A New York bankruptcy judge held on October 4, 2010, that second lien lenders could object to a debtor’s bid procedures approved by the first lien lenders despite the terms of an intercreditor agreement in In re Boston Generating, LLC, No. 10-14419 (SCC) (Bankr. S.D.N.Y. Oct. 4, 2010).1 The intercreditor agreement provided the first lien lenders with the “exclusive right to…make determinations regarding the…sale” of the collateral. According to the court, however, the agreement did not expressly preclude the second lien lenders from objecting to bid procedures.
Pre-Bankruptcy Marketing and Proposed 363 Sale
The debtors, owners and operators of power plants in Massachusetts, filed chapter 11 petitions on August 18, 2010, seeking to sell their assets in a section 363(b) auction sale to a “stalking horse” bidder2 after intense pre-bankruptcy marketing efforts. The stalking horse bid, however, totaled slightly less than the face amount of the senior debt. To set the stage for the auction, the debtors promptly moved for court approval of their bid procedures, scheduling an auction within 72 days. The first lien lenders supported and approved the bid procedures.

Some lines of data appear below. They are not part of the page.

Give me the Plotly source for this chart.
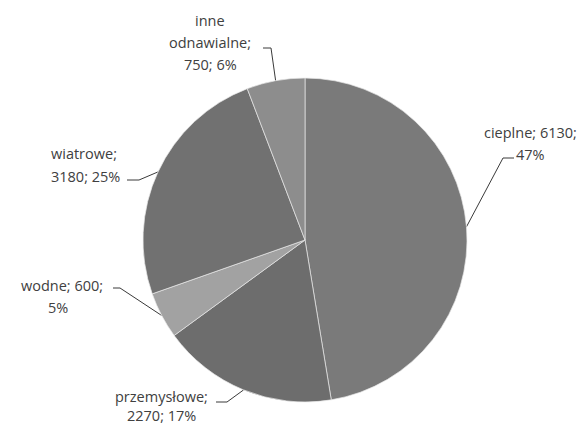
import math
import plotly.graph_objects as go

# ---- data ----
labels = ["cieplne", "przemysłowe", "wodne", "wiatrowe", "inne odnawialne"]
values = [6130, 2270, 600, 3180, 750]
percents = [47, 17, 5, 25, 6]
colors = ["#7a7a7a", "#6d6d6d", "#a2a2a2", "#717171", "#8d8d8d"]
# how many words go on each line of the wrapped label
wraps = [[2, 1], [1, 2], [2, 1], [1, 2], [1, 1, 2]]

W, H = 585, 426
CX, CY, R = 305, 240, 162

# label line centres (pixel) and leader line start points (pixel)
label_pos = [
    [(530, 132), (530, 154)],
    [(161, 396), (161, 415)],
    [(62, 285), (58, 307)],
    [(84, 153), (85, 176)],
    [(210, 20), (210, 42), (210, 64)],
]
leader_start = [
    [(514, 158), (503, 158)],
    [(216, 402), (227, 402)],
    [(113, 288), (120, 288)],
    [(127, 180), (139, 180)],
    [(263, 48), (271, 48)],
]

fig = go.Figure()
fig.add_trace(go.Pie(
    labels=labels, values=values, sort=False, direction="clockwise",
    rotation=0, textinfo="none", hoverinfo="label+value+percent",
    marker=dict(colors=colors, line=dict(color="#e8e8e8", width=0.7)),
    domain=dict(x=[(CX - R) / W, (CX + R) / W],
                y=[(H - CY - R) / H, (H - CY + R) / H]),
    showlegend=False,
))

total = sum(values)
cum = 0
for i, (lab, val, pct) in enumerate(zip(labels, values, percents)):
    mid = (cum + val / 2) / total * 2 * math.pi
    cum += val
    px = CX + R * math.sin(mid)
    py = CY - R * math.cos(mid)
    pts = leader_start[i] + [(px, py)]
    fig.add_trace(go.Scatter(
        x=[p[0] for p in pts], y=[p[1] for p in pts], mode="lines",
        line=dict(color="#3a3a3a", width=1), hoverinfo="skip",
        showlegend=False, xaxis="x", yaxis="y"))
    words = f"{lab}; {val}; {pct}%".split(" ")
    k = 0
    for n, (lx, ly) in zip(wraps[i], label_pos[i]):
        line = " ".join(words[k:k + n])
        k += n
        fig.add_annotation(x=lx, y=ly, xref="x", yref="y", text=line,
                           showarrow=False, xanchor="center", yanchor="middle",
                           font=dict(family="Open Sans", size=14.5, color="#404040"))

fig.update_layout(
    width=W, height=H, margin=dict(l=0, r=0, t=0, b=0),
    paper_bgcolor="white", plot_bgcolor="rgba(0,0,0,0)",
    xaxis=dict(range=[0, W], visible=False, fixedrange=True),
    yaxis=dict(range=[H, 0], visible=False, fixedrange=True),
)
fig.write_html("out.html")
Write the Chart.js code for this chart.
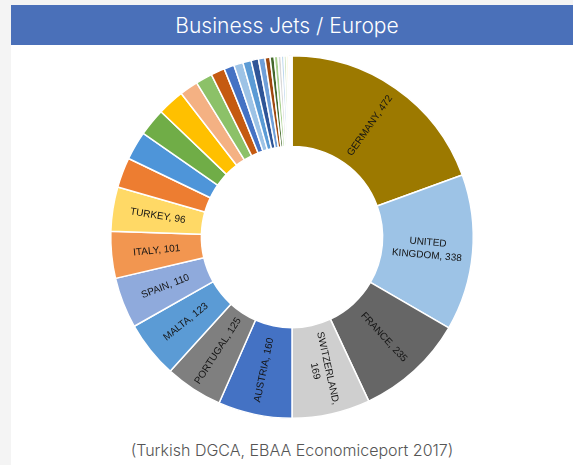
<!DOCTYPE html>
<html>
<head>
<meta charset="utf-8">
<script src="https://cdn.jsdelivr.net/npm/chart.js@4"></script>
<style>
    html, body { margin: 0; padding: 0; }
    body { width: 573px; height: 465px; background: #f4f4f4; position: relative; overflow: hidden; }
    #panel { position: absolute; left: 11px; top: 5px; width: 562px; height: 460px; background: #fff; }
    #band {
        position: absolute; left: 0; top: 0; width: 562px; height: 40px;
        background: #4a70b9; color: #fff;
        font-family: Inter, "Open Sans", sans-serif; font-size: 21px; font-weight: 300;
        line-height: 42px; text-align: center; text-indent: -10px;
    }
    #chartBox { position: absolute; left: 0; top: 40px; width: 562px; height: 384px; }
    #source {
        position: absolute; left: 0; top: 435px; width: 562px; text-align: center;
        font-family: Inter, "Open Sans", sans-serif; font-size: 16px; font-weight: 300; color: #555;
    }
</style>
</head>
<body>
<div id="panel">
    <div id="band">Business Jets / Europe</div>
    <div id="chartBox"><canvas id="jetsChart"></canvas></div>
    <div id="source">(Turkish DGCA, EBAA Economiceport 2017)</div>
</div>
<script>
// countries in the order Excel drew them, largest first
const countries = [
    'Germany', 'United Kingdom', 'France', 'Switzerland', 'Austria',
    'Portugal', 'Malta', 'Spain', 'Italy', 'Turkey',
    'Other 11', 'Other 12', 'Other 13', 'Other 14', 'Other 15', 'Other 16', 'Other 17',
    'Other 18', 'Other 19', 'Other 20', 'Other 21', 'Other 22', 'Other 23', 'Other 24',
    'Other 25', 'Other 26', 'Other 27', 'Other 28', 'Other 29', 'Other 30', 'Other 31',
    'Other 32', 'Other 33'
];
// number of business jets; unlabeled slices are estimated from their size
const jets = [
    472, 338, 235, 169, 160, 125, 123, 110, 101, 96,
    65, 62, 60, 58, 40, 36, 30,
    22, 20, 18, 16, 14, 11, 9, 8, 7, 6, 5, 4, 3, 2, 2, 1
];
// text printed on the slices (only the big ones carry a label)
const sliceText = [
    ['GERMANY, 472'], ['UNITED', 'KINGDOM, 338'], ['FRANCE, 235'], ['SWITZERLAND,', '169'],
    ['AUSTRIA, 160'], ['PORTUGAL, 125'], ['MALTA, 123'], ['SPAIN, 110'],
    ['ITALY, 101'], ['TURKEY, 96']
];
const sliceColors = [
    '#9c7900', '#9dc3e6', '#666666', '#cfcfcf', '#4472c4',
    '#7f7f7f', '#5b9bd5', '#8faadc', '#f29650', '#ffd966',
    '#ed7d31', '#4e95d9', '#70ad47', '#ffc000', '#f4b183', '#8cc168', '#c55a11',
    '#4472c4', '#9dc3e6', '#5b9bd5', '#2f5597', '#6f9fd8', '#9e480e', '#43682b',
    '#a9d18e', '#d9d9d9', '#bdd7ee', '#c5e0b4', '#ffe699', '#a5a5a5', '#264478',
    '#ffcd33', '#b4a06a'
];

// labels written along the radius of each slice, kept upright
const sliceLabels = {
    id: 'sliceLabels',
    afterDatasetsDraw(chart) {
        const ctx = chart.ctx;
        const meta = chart.getDatasetMeta(0);
        meta.data.forEach((arc, i) => {
            const lines = sliceText[i];
            if (!lines) return;
            const p = arc.getProps(['x', 'y', 'startAngle', 'endAngle', 'innerRadius', 'outerRadius'], true);
            const mid = (p.startAngle + p.endAngle) / 2;
            const r = (p.innerRadius + p.outerRadius) / 2;
            const cx = p.x + Math.cos(mid) * r;
            const cy = p.y + Math.sin(mid) * r;
            let rot = mid;
            while (rot > Math.PI / 2) rot -= Math.PI;
            while (rot < -Math.PI / 2) rot += Math.PI;
            ctx.save();
            ctx.translate(cx, cy);
            ctx.rotate(rot);
            ctx.font = '10px "Liberation Sans Narrow", "Liberation Sans", Arial, sans-serif';
            ctx.fillStyle = '#141414';
            ctx.textAlign = 'center';
            ctx.textBaseline = 'middle';
            const lh = 13;
            lines.forEach((t, k) => {
                ctx.fillText(t, 0, (k - (lines.length - 1) / 2) * lh);
            });
            ctx.restore();
        });
    }
};

document.addEventListener('DOMContentLoaded', () => {
    const canvas = document.getElementById('jetsChart');
    new Chart(canvas, {
        type: 'doughnut',
        data: {
            labels: countries,
            datasets: [{
                data: jets,
                backgroundColor: sliceColors,
                borderColor: '#ffffff',
                borderWidth: 1.5
            }]
        },
        options: {
            responsive: true,
            maintainAspectRatio: false,
            animation: false,
            cutout: '50%',
            layout: { padding: 10 },
            plugins: {
                legend: { display: false },
                tooltip: { enabled: false }
            }
        },
        plugins: [sliceLabels]
    });
});
</script>
</body>
</html>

Second Lien Lenders Object to Bid Procedures
The second lien lenders objected to the debtors’ proposed bid procedures, asserting, among other things, that the intercreditor agreement did not specifically prohibit objections by the second lien lenders to section 363 sales but only to the exercise of remedies by the first lien lenders. In addition, the intercreditor agreement permitted any objection available to an unsecured creditor. The accelerated sale schedule would impair the estate’s ability to achieve the highest or best price for the assets, the second lien lenders argued. Moreover, the proposed stalking horse bid protections would chill bidding. In response, the first lien lenders supported the sale and the proposed bid procedures, arguing that the intercreditor agreement with the second lien lenders (i) precluded the second lien lenders from objecting to any sale of the collateral supported by the first-lien lenders, and (ii) granted the first lien lenders the “exclusive right” to make determinations regarding the sale of collateral until the first lien debt was repaid. The intercreditor agreement did not specifically prohibit the second lien lenders from objecting to “bid procedures,” but the first lien lenders argued that any second lien lender objection was barred by the agreement’s intent to limit the second lien lenders’ rights until the first lien lenders were repaid.

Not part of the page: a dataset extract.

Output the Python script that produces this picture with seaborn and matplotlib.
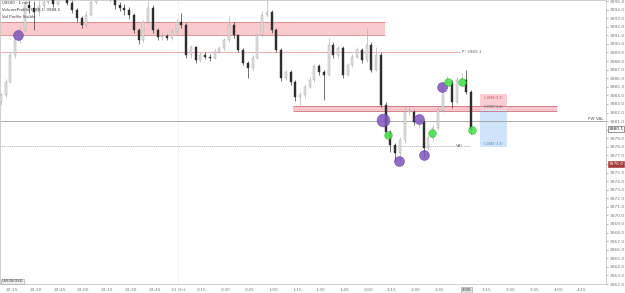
import numpy as np
import matplotlib
matplotlib.use("Agg")
import matplotlib.pyplot as plt
import matplotlib.transforms as mtransforms
import seaborn as sns
import pandas as pd

# 3-minute candles, time in minutes after 22:15
first_open = 3983.2
closes = [3984.0, 3985.6, 3988.7, 3990.4, 3991.6, 3994.5, 3994.2, 3993.7, 3994.4, 3994.9,
          3995.6, 3994.7, 3995.8, 3996.2, 3994.8, 3993.9, 3993.0, 3992.2, 3993.4, 3994.9,
          3995.8, 3996.3, 3996.0, 3995.5, 3994.5, 3994.2, 3993.9, 3993.4, 3991.6, 3990.4,
          3992.5, 3994.2, 3991.6, 3990.8, 3990.9, 3990.7, 3991.4, 3992.5, 3992.2, 3988.7,
          3989.6, 3988.1, 3988.7, 3988.5, 3988.4, 3989.1, 3989.5, 3990.4, 3992.2, 3991.0,
          3989.3, 3987.8, 3987.2, 3988.4, 3991.0, 3993.4, 3993.7, 3991.6, 3989.3, 3986.0,
          3986.7, 3985.6, 3983.8, 3984.0, 3985.0, 3985.8, 3987.4, 3986.7, 3986.4, 3989.9,
          3988.7, 3989.5, 3986.4, 3987.5, 3988.5, 3989.3, 3988.1, 3989.9, 3987.0, 3988.7,
          3982.9, 3979.7, 3978.2, 3977.3, 3978.8, 3982.1, 3982.1, 3980.9, 3980.9, 3977.9,
          3979.0, 3980.2, 3982.3, 3985.2, 3985.6, 3983.2, 3985.8, 3985.8, 3984.4, 3980.0]
highs = [3984.3, 3985.9, 3989.0, 3990.8, 3992.0, 3996.5, 3995.4, 3995.0, 3995.2, 3995.6,
         3996.4, 3996.0, 3996.4, 3996.9, 3996.5, 3995.2, 3994.2, 3993.3, 3993.8, 3995.3,
         3996.5, 3996.9, 3996.8, 3996.4, 3995.8, 3994.9, 3994.6, 3994.3, 3993.6, 3991.9,
         3992.8, 3995.3, 3994.5, 3991.9, 3991.3, 3991.2, 3991.7, 3992.9, 3993.6, 3992.4,
         3989.9, 3989.8, 3989.0, 3989.0, 3988.8, 3989.4, 3989.8, 3990.7, 3993.2, 3992.5,
         3991.2, 3989.5, 3988.0, 3988.7, 3991.3, 3993.8, 3995.4, 3994.0, 3991.8, 3989.5,
         3987.0, 3986.9, 3985.8, 3984.4, 3985.3, 3986.1, 3987.7, 3987.6, 3987.0, 3990.7,
         3990.2, 3989.8, 3989.7, 3987.8, 3988.8, 3989.6, 3989.5, 3991.8, 3990.2, 3989.6,
         3989.0, 3983.2, 3980.0, 3978.5, 3979.2, 3982.6, 3982.6, 3982.3, 3981.4, 3981.1,
         3979.4, 3980.5, 3982.6, 3985.6, 3986.2, 3985.8, 3986.1, 3986.6, 3987.0, 3984.6]
lows = [3982.9, 3983.8, 3985.4, 3988.3, 3990.1, 3991.4, 3993.6, 3991.6, 3993.3, 3994.0,
        3994.6, 3994.3, 3994.5, 3995.4, 3994.5, 3993.6, 3992.6, 3991.9, 3992.0, 3993.2,
        3994.6, 3995.5, 3995.6, 3995.0, 3994.1, 3993.8, 3993.4, 3992.9, 3991.3, 3990.0,
        3990.2, 3992.3, 3991.3, 3990.5, 3990.4, 3990.4, 3990.5, 3991.2, 3991.8, 3988.4,
        3988.4, 3987.8, 3987.9, 3988.2, 3988.0, 3988.2, 3988.9, 3989.3, 3990.2, 3990.7,
        3989.0, 3987.5, 3986.0, 3987.0, 3988.2, 3990.8, 3993.1, 3991.3, 3989.0, 3985.7,
        3985.8, 3985.2, 3983.3, 3982.8, 3983.7, 3984.8, 3985.6, 3986.4, 3983.5, 3986.2,
        3988.4, 3988.3, 3986.0, 3986.2, 3987.3, 3988.3, 3987.8, 3987.9, 3986.7, 3986.8,
        3982.6, 3979.2, 3977.4, 3976.3, 3976.4, 3978.5, 3981.7, 3980.6, 3980.2, 3976.8,
        3977.6, 3978.8, 3980.0, 3982.1, 3984.9, 3982.5, 3983.0, 3985.2, 3984.1, 3979.5]

# signal circles (minutes, price)
purple_t = [3.8, 244.4, 257.1, 260.2, 271.6]
purple_p = [3991.0, 3976.35, 3981.25, 3977.05, 3985.0]
big_purple_t = [234.3]
big_purple_p = [3981.1]
green_t = [237.5, 265.3, 275.4, 284.2, 290.5]
green_p = [3979.4, 3979.6, 3985.6, 3985.6, 3980.0]

# the 3:00 slot is covered by the current-time tag
time_labels = ["22:15", "22:30", "22:45", "23:00", "23:15", "23:30", "23:45", "31 Oct",
               "0:15", "0:30", "0:45", "1:00", "1:15", "1:30", "1:45", "2:00", "2:15",
               "2:30", "2:45", "", "3:15", "3:30", "3:45", "4:00", "4:15"]
price_ticks = list(range(3962, 3996))

# levels / zones
supply_zone = (3991.0, 3992.6)
demand_zone = (3982.15, 3982.8)
p_level = 3989.05
pw_val = 3981.0
val_level = 3978.1
stop_box = (3982.3, 3984.1)
target_box = (3978.0, 3982.3)

sns.set_style("white")
fig = plt.figure(figsize=(6.25, 2.93), dpi=100)
ax = fig.add_axes([0.0, 9 / 293, 606 / 625, 284 / 293])

df = pd.DataFrame({"open": [first_open] + closes[:-1], "close": closes,
                   "high": highs, "low": lows})
df["t"] = np.arange(len(df)) * 3 - 7
up = df["close"] >= df["open"]
dn = ~up

# zones and lines
ax.fill_between([-8, 235.6], *supply_zone, color="#fbcacd", lw=0, zorder=0.5)
ax.hlines(supply_zone, -8, 235.6, color="#d9878d", lw=0.6, zorder=0.6)
ax.fill_between([177.5, 344.2], *demand_zone, color="#f7c5cb", lw=0, zorder=0.5)
ax.hlines(demand_zone, 177.5, 344.2, color="#c9727c", lw=0.6, zorder=0.6)
ax.hlines(p_level, -8, 283, color="#e3a1a6", lw=0.6, zorder=0.6)
ax.text(284, p_level, "P: 3989.1", fontsize=3, color="#666", va="center")
ax.axhline(pw_val, color="#9e9e9e", lw=0.6, zorder=0.6)
ax.text(374, pw_val + 0.05, "PW VAL", fontsize=3, color="#555", ha="right", va="bottom")
ax.hlines(val_level, -8, 289, color="#a8a8a8", lw=0.5, linestyles=(0, (2, 1)), zorder=0.6)
ax.text(283, val_level, "VAL", fontsize=3, color="#555", va="center", ha="center",
        bbox=dict(fc="white", ec="none", pad=0.3))
ax.axvline(105, color="#e4e4e4", lw=0.6, ls=(0, (1, 1)), zorder=0.4)

# risk / reward box
ax.fill_between([295.6, 312.6], *stop_box, color="#f9cdd3", lw=0, zorder=0.5)
ax.fill_between([295.6, 312.6], *target_box, color="#cfe4fb", lw=0, zorder=0.5)
ax.text(304, stop_box[1] - 0.15, "1.0884 (1.2)", fontsize=2.2, color="#c0505a", ha="center", va="top")
ax.text(304, stop_box[0] + 0.1, "2.0887 (1.8)", fontsize=2.2, color="#666", ha="center", va="bottom")
ax.text(304, target_box[0] + 0.1, "1.0887 (1.8)", fontsize=2.2, color="#4a7fc0", ha="center", va="bottom")

# candles
ax.vlines(df["t"][up], df["low"][up], df["high"][up], color="#b3b3b3", lw=0.5, zorder=2)
ax.vlines(df["t"][dn], df["low"][dn], df["high"][dn], color="#3a3a3a", lw=0.5, zorder=2)
body_lo = df[["open", "close"]].min(axis=1)
body_h = (df["close"] - df["open"]).abs().clip(lower=0.08)
ax.bar(df["t"][up], body_h[up], bottom=body_lo[up], width=1.3, color="#e2e2e2",
       edgecolor="#a0a0a0", lw=0.3, zorder=3)
ax.bar(df["t"][dn], body_h[dn], bottom=body_lo[dn], width=1.3, color="#2e2e2e",
       edgecolor="#2e2e2e", lw=0.3, zorder=3)

# signals
sns.scatterplot(x=purple_t, y=purple_p, ax=ax, s=50, color="#7d55bb", alpha=0.85,
                edgecolor="#5e3a9c", linewidth=0.4, zorder=5)
sns.scatterplot(x=big_purple_t, y=big_purple_p, ax=ax, s=85, color="#7d55bb", alpha=0.85,
                edgecolor="#5e3a9c", linewidth=0.4, zorder=5)
sns.scatterplot(x=green_t, y=green_p, ax=ax, s=30, color="#4fe04f", alpha=0.9,
                edgecolor="#2fb52f", linewidth=0.4, zorder=5)

ax.set_xlim(-7.6, 375.2)
ax.set_ylim(3962.0, 3995.12)
ax.set_xticks(np.arange(len(time_labels)) * 15)
ax.set_xticklabels(time_labels)
ax.yaxis.tick_right()
ax.set_yticks(price_ticks)
ax.set_yticklabels([f"{v:.1f}" for v in price_ticks])
ax.tick_params(axis="both", labelsize=3.2, colors="#777", length=1.5, width=0.4, pad=1.2)
for s in ax.spines.values():
    s.set_color("#c8c8c8")
    s.set_linewidth(0.6)
ax.set_xlabel("")
ax.set_ylabel("")

# right-axis price tags
tr_y = mtransforms.blended_transform_factory(ax.transAxes, ax.transData)
ax.text(1.004, 3980.1, "3980.1", transform=tr_y, fontsize=3.2, color="#222", va="center",
        bbox=dict(fc="white", ec="#444", lw=0.4, pad=0.5), clip_on=False)
ax.text(1.004, 3976.0, "3976.0", transform=tr_y, fontsize=3.2, color="white", va="center",
        bbox=dict(fc="#a23838", ec="#a23838", lw=0.4, pad=0.5), clip_on=False)
tr_x = mtransforms.blended_transform_factory(ax.transData, ax.transAxes)
ax.text(287, -0.014, "3:05", transform=tr_x, fontsize=3.2, color="#222", ha="center", va="top",
        bbox=dict(fc="#dedede", ec="#999", lw=0.4, pad=0.5), clip_on=False)

# header / corner labels
fig.text(0.004, 0.995, "US500 · 1 min", fontsize=2.8, color="#333", va="top")
fig.text(0.004, 0.972, "VolumeProfile 3989.1  3988.5", fontsize=2.8, color="#333", va="top")
fig.text(0.004, 0.949, "Vol Profile Visible", fontsize=2.8, color="#333", va="top")
ax.text(0.003, 0.006, "US500/USD", transform=ax.transAxes, fontsize=2.6, color="#333",
        bbox=dict(fc="#eeeeee", ec="#999", lw=0.4, pad=0.4))

fig.savefig("out.png", dpi=100, facecolor="white")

The court permitted the second lien lenders to object to the bid procedures. The court held that the second lien lenders could object to the proposed bid procedures because there was no express prohibition against it. The court distinguished Ion Media Networks , Inc. v. Cyrus Select Opportunities Master Fund, Ltd. (In re Ion Media Networks, Inc.), 419 B.R. 585 (Bankr. S.D.N.Y. 2009), where the court denied a junior lender (who was “hopelessly” out of the money) the right to object to a reorganization plan based on the senior lenders’ asserted lack of a lien on certain collateral. In Ion Media, however, the junior lender had expressly waived its right to object to a reorganization plan in its intercreditor agreement. In Boston Generating, there was no express bar to a junior lender objecting to bid procedures. Nor was it clear the second lien lenders were hopelessly “out of the money.” Rather, in the court’s words, they were on the “cusp of a recovery.” See Slip Op. p. 52; line 6-7. Further, the court found that the second lien lenders in Boston Generating were not engaging in obstructionist behavior. They wanted to ensure that the debtors discharged their fiduciary duty to get the highest price for their assets and thus “have standing to be heard.” Finally, the court limited its decision to the second lien lenders’ bid procedures objection, explaining that it would address any sale objections when and if the second lien lenders made them.
The intercreditor agreement in Boston Generating was more than 65 pages and included waivers by the second lien lenders of certain bankruptcy rights customarily found in “Wall Street”-style intercreditor agreements, including waiver of any right (i) to seek relief from the automatic stay, (ii) to contest any request by the first lien lenders for “adequate protection,” (iii) to contest any objection by the first lien lenders to any motion claiming lack of “adequate protection” and (iv) to object to any claim by a first lien lender for post-bankruptcy interest. The extensive bankruptcy waivers did not, however, address the right of the second lien lenders to object to a section 363 sale supported by the first lien lenders or to object to bid procedures supported by the first lien lenders. The Boston Generating decision highlights an additional set of intercreditor issues that will be subject to negotiation. Significantly, the recent ABA Model First Lien/Second Lien Intercreditor Agreement expressly provides that second lien lenders waive any right to contest a section 363 sale consented to by the first lien lenders (subject to the reservation of the right to object to the extent available to unsecured creditors). The intercreditor agreement in Boston Generating (consistent with the ABA model) included a carve-out allowing the second lien lenders to exercise rights as unsecured creditors. Although the parties briefed whether that carve-out allowed the second lien lenders to oppose the bid procedures, the court did not address that point in its ruling.